Wer beim Lesen ähnliche Ausdauer aufweist wie Fischer beim Laufen,
erfährt auf Seite 55, daß er sein Frühstück von "Schinken, Wurst,
Käse, Eier, Speck, Butter, Brötchen" auf "Obst, Milch, Haferflockenmischung"

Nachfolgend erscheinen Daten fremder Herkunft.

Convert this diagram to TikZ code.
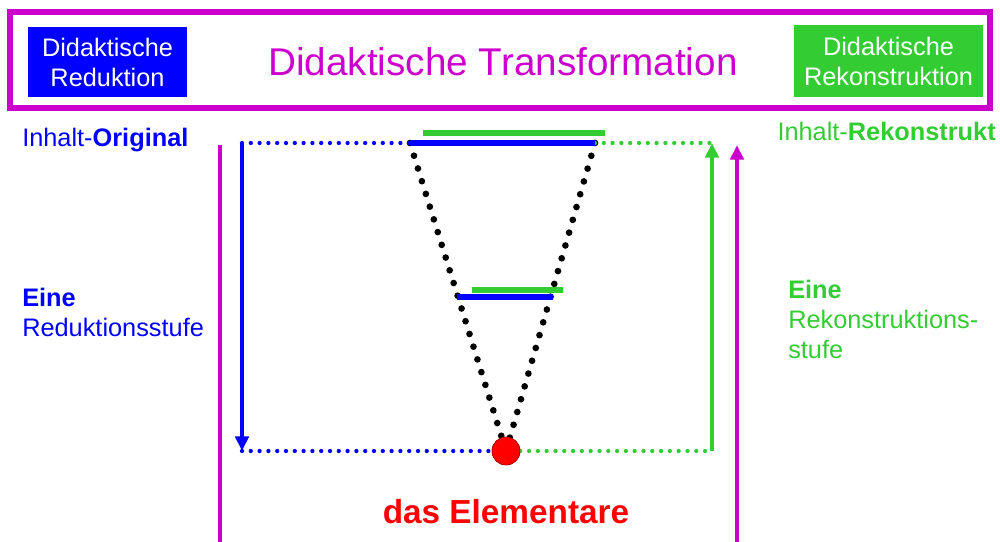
\documentclass[tikz,border=0pt]{standalone}
\usepackage{fontspec}
\setmainfont{Liberation Sans}
\usetikzlibrary{positioning,arrows.meta}
\definecolor{TrafoMagenta}{HTML}{CC00CC}
\definecolor{ReduktionBlue}{HTML}{0000FF}
\definecolor{RekonGreen}{HTML}{33CC33}
\definecolor{ElementRed}{HTML}{FF0000}

\tikzset{
  stufebox/.style={
    fill=#1,
    text=white,
    inner sep=0pt,
    align=center,
    font=\fontsize{19}{22.5}\selectfont
  },
  seitentext/.style={
    text=#1,
    inner sep=0pt,
    align=left,
    font=\fontsize{19}{22.5}\selectfont
  },
  punktlinie/.style={
    draw=#1,
    line width=3.2pt,
    line cap=round,
    dash pattern=on 0pt off 6.6pt
  },
  trichter/.style={
    draw=black,
    line width=5pt,
    line cap=round,
    dash pattern=on 0pt off 10pt
  },
  stufenpfeil/.style={
    draw=#1,
    line width=3pt,
    -{Triangle[length=11pt,width=10pt]}
  }
}

\begin{document}
\begin{tikzpicture}[x=0.75pt,y=-0.75pt]
  \useasboundingbox (0,0) rectangle (1000,542);

  % Rahmen oben
  \node[
    draw=TrafoMagenta,
    line width=3.8pt,
    minimum width=735pt,
    minimum height=72pt,
    inner sep=0pt
  ] (rahmen) at (500,60) {};
  \node[text=TrafoMagenta, font=\fontsize{29}{34}\selectfont] (titel) at (503,62) {Didaktische Transformation};
  \node[stufebox=ReduktionBlue, minimum width=119pt, minimum height=52.5pt] (reduktion) at (107.5,62) {Didaktische\\Reduktion};
  \node[stufebox=RekonGreen, minimum width=142pt, minimum height=54pt] (rekonstruktion) at (888.5,61) {Didaktische\\Rekonstruktion};

  % Beschriftungen links und rechts
  \node[seitentext=ReduktionBlue, anchor=west] (original) at (22,140) {Inhalt-\textbf{Original}};
  \node[seitentext=RekonGreen, anchor=east] (rekonstrukt) at (996,131) {Inhalt-\textbf{Rekonstrukt}};
  \node[seitentext=ReduktionBlue, anchor=north west] (redstufe) at (22,288) {\textbf{Eine}\\Reduktionsstufe};
  \node[seitentext=RekonGreen, anchor=north west] (rekstufe) at (788,280) {\textbf{Eine}\\Rekonstruktions-\\stufe};

  % Eckpunkte
  \coordinate (origL) at (242,143);
  \coordinate (obenA) at (410,143);
  \coordinate (obenB) at (595,143);
  \coordinate (rekR) at (712,143);
  \coordinate (elemL) at (242,451);
  \coordinate (elemR) at (712,451);
  \coordinate (gruenA) at (423,133);
  \coordinate (gruenB) at (605,133);
  \coordinate (mitteA) at (457,297);
  \coordinate (mitteB) at (553,297);
  \coordinate (mgruenA) at (472,290);
  \coordinate (mgruenB) at (563,290);
  \coordinate (magL1) at (220,145);
  \coordinate (magL2) at (220,542);
  \coordinate (magR1) at (737,542);
  \coordinate (magR2) at (737,145);

  % magenta Seitenlinien
  \draw[TrafoMagenta, line width=3pt] (magL1) -- (magL2);
  \draw[stufenpfeil=TrafoMagenta] (magR1) -- (magR2);

  % Trichter
  \node[circle, fill=ElementRed, draw=ElementRed!60!black, line width=0.4pt, minimum size=21pt, inner sep=0pt] (element) at (506,451) {};
  \draw[trichter] (obenA) -- (element.center);
  \draw[trichter] (obenB) -- (element.center);

  % Ebenen
  \draw[punktlinie=ReduktionBlue] (origL) -- (obenA);
  \draw[punktlinie=RekonGreen] (obenB) -- (rekR);
  \draw[RekonGreen, line width=3.8pt] (gruenA) -- (gruenB);
  \draw[ReduktionBlue, line width=3.8pt] (obenA) -- (obenB);
  \draw[RekonGreen, line width=3.8pt] (mgruenA) -- (mgruenB);
  \draw[ReduktionBlue, line width=3.8pt] (mitteA) -- (mitteB);
  \draw[stufenpfeil=ReduktionBlue] (origL) -- (elemL);
  \draw[punktlinie=ReduktionBlue] (elemL) -- (element.west);
  \draw[punktlinie=RekonGreen] (element.east) -- (elemR);
  \draw[stufenpfeil=RekonGreen] (elemR) -- (rekR);
  \node[circle, fill=ElementRed, draw=ElementRed!60!black, line width=0.4pt, minimum size=21pt, inner sep=0pt] at (element) {};

  \node[text=ElementRed, font=\bfseries\fontsize{25}{30}\selectfont, below=22pt of element] (elementar) {das Elementare};
\end{tikzpicture}
\end{document}
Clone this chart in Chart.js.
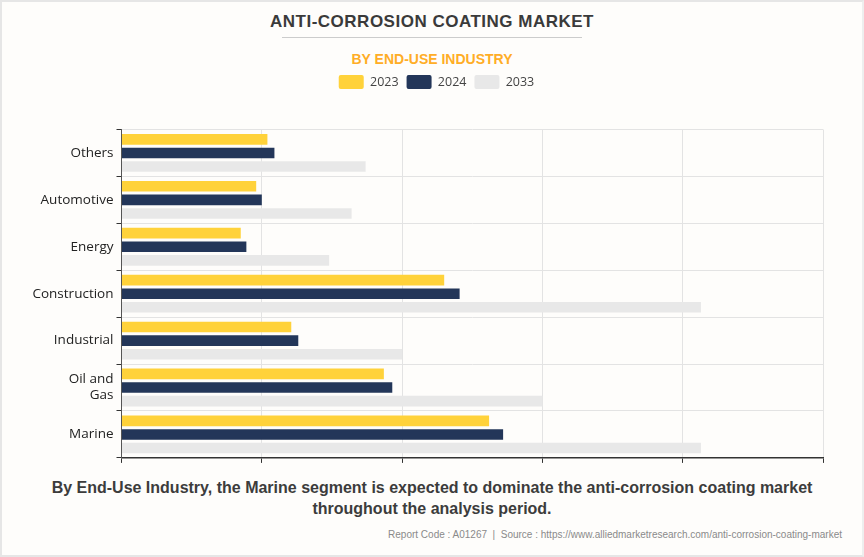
<!DOCTYPE html>
<html>
<head>
<meta charset="utf-8">
<script src="https://cdn.jsdelivr.net/npm/chart.js@4"></script>
<style>
  html, body { margin: 0; padding: 0; background: #fefdfb; }
  #page { position: relative; width: 860px; height: 553px; border: 2px solid #e6e6e6; border-right-color: #eeeeee; overflow: hidden; font-family: "Liberation Sans", Arial, sans-serif; }
  .txt { position: absolute; left: -2px; width: 864px; text-align: center; }
  #title { top: 10px; font-size: 17px; font-weight: bold; color: #3a3a3a; letter-spacing: 0.5px; }
  #rule { position: absolute; left: 280px; top: 35px; width: 300px; height: 1px; background: #cccccc; }
  #sub { top: 49px; font-size: 14px; font-weight: bold; color: #ffad26; }
  #caption { top: 476px; font-size: 16px; line-height: 20.5px; font-weight: bold; color: #3c3c3c; }
  #source { position: absolute; right: 20px; top: 527px; font-size: 10px; color: #8a8a8a; }
  #chart { position: absolute; left: -2px; top: 65px; }
</style>
</head>
<body>
<div id="page">
  <div id="title" class="txt">ANTI-CORROSION COATING MARKET</div>
  <div id="rule"></div>
  <div id="sub" class="txt">BY END-USE INDUSTRY</div>
  <canvas id="chart" width="864" height="402"></canvas>
  <div id="caption" class="txt">By End-Use Industry, the Marine segment is expected to dominate the anti-corrosion coating market<br>throughout the analysis period.</div>
  <div id="source">Report Code : A01267&nbsp; |&nbsp; Source : https://www.alliedmarketresearch.com/anti-corrosion-coating-market</div>
</div>
<script>
const categories = ["Others", "Automotive", "Energy", "Construction", "Industrial", ["Oil and", "Gas"], "Marine"];
const values2023 = [104, 96, 85, 230, 121, 187, 262];
const values2024 = [109, 100, 89, 241, 126, 193, 272];
const values2033 = [174, 164, 148, 413, 200, 300, 413];

// room between legend and plot, and legend nudged right of canvas centre
const legendGap = {
  id: "legendGap",
  beforeInit(chart) {
    const fit = chart.legend.fit;
    chart.legend.fit = function () {
      fit.call(this);
      this.height += 30.5;
    };
  },
  afterLayout(chart) {
    chart.legend.left += 25;
    chart.legend.right += 25;
  }
};

new Chart(document.getElementById("chart"), {
  type: "bar",
  plugins: [legendGap],
  data: {
    labels: categories,
    datasets: [
      { label: "2023", data: values2023, backgroundColor: "#ffd23a" },
      { label: "2024", data: values2024, backgroundColor: "#233659" },
      { label: "2033", data: values2033, backgroundColor: "#e8e8e8" }
    ]
  },
  options: {
    indexAxis: "y",
    responsive: false,
    animation: false,
    categoryPercentage: 0.87,
    barPercentage: 0.78,
    layout: { padding: { left: 0, right: 41, top: 0, bottom: 0 } },
    plugins: {
      tooltip: { enabled: false },
      legend: {
        position: "top",
        labels: {
          boxWidth: 25,
          boxHeight: 14,
          padding: 8,
          useBorderRadius: true,
          borderRadius: 2,
          color: "#444444",
          font: { family: "'Open Sans'", size: 12.5 }
        }
      }
    },
    scales: {
      x: {
        min: 0,
        max: 500,
        ticks: { display: false, stepSize: 100 },
        grid: { color: "#e3e3e3", tickColor: "#333333", tickLength: 5 },
        border: { color: "#333333", width: 1.5 }
      },
      y: {
        afterFit(scale) { scale.width = 121.5; },
        ticks: { color: "#222222", padding: 3, font: { family: "'Open Sans'", size: 13.5 } },
        grid: { color: "#e3e3e3", tickColor: "#333333", tickLength: 5 },
        border: { color: "#555555", width: 1 }
      }
    }
  }
});
</script>
</body>
</html>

umgestellt hat. Auf Seite 122 teilt er mit, dass sein Marathon-Timing
ganz im Zeichen der Partei stand. Auf den Marathon in seiner Heimatstadt
Frankfurt im Herbst 1997 war er konditionell nicht vorbereitet,
auf den Berlin-Marathon 14 Tage vor der 98er-Bundestagswahl verzichtete
er, denn ein "nicht auszuschließendes läuferisches Desaster" wäre
"politisch ein nicht zu verantwortender Alptraum gewesen". Wie erfrischendes
Wasser zwischendurch wirkt Seite 102: Da offenbart Fischer seinen
Sinn für die soziale Frage. Ab Kilometer 34 bleibt man beim New
York-Marathon nämlich besser nicht stehen - da geht es durch die
Südbronx. Nach 176 Seiten ist der Leser müde und hat geschafft,
was für den Läufer 42,195 Kilometer sind.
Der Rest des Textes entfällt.